At the beginning of February there were 46 declared presidential candidates for the 2007 election. That number will shrink considerably by mid-March as some of them clear the bureaucratic hurdles and others fall away. But Jean-Marie Le Pen's shock upset in the first round five years ago proved it's a long race and no one should be counted out prematurely.
José Bové, 53, a star of the anti-globalization movement, joins an array of hopefuls to the left of Socialist candidate Ségolène Royal.. They include Green Party leader Dominique Voynet, Communist Party leader Marie-George Buffet, and, further left, Worker's Struggle head Arlette Laguiller along with the Communist Revolutionary League's Olivier Besancenot. In 2002, the veteran organizer Laguiller, 65, and Besancenot, a 32 year-old postal worker, scored a combined 10 percent of the vote, preventing the Socialist candidate from making it into the run-off.

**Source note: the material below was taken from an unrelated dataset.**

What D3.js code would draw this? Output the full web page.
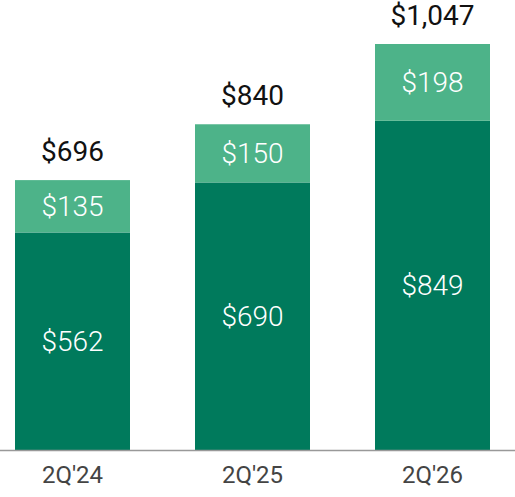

Sarkozy's right flank is less crowded, but he will be wise to keep an eye on it. Nicolas Dupont-Aignan, 44, formerly of Sarkozy's own party, has put out a call to those who voted "Non" in a 2005 referendum rejecting the European Constitution. Further right, hard-liner Le Pen is joined by fellow anti-immigration candidate Philippe de Villiers, 57, who scored almost 5 percent when he last ran for president in 1995.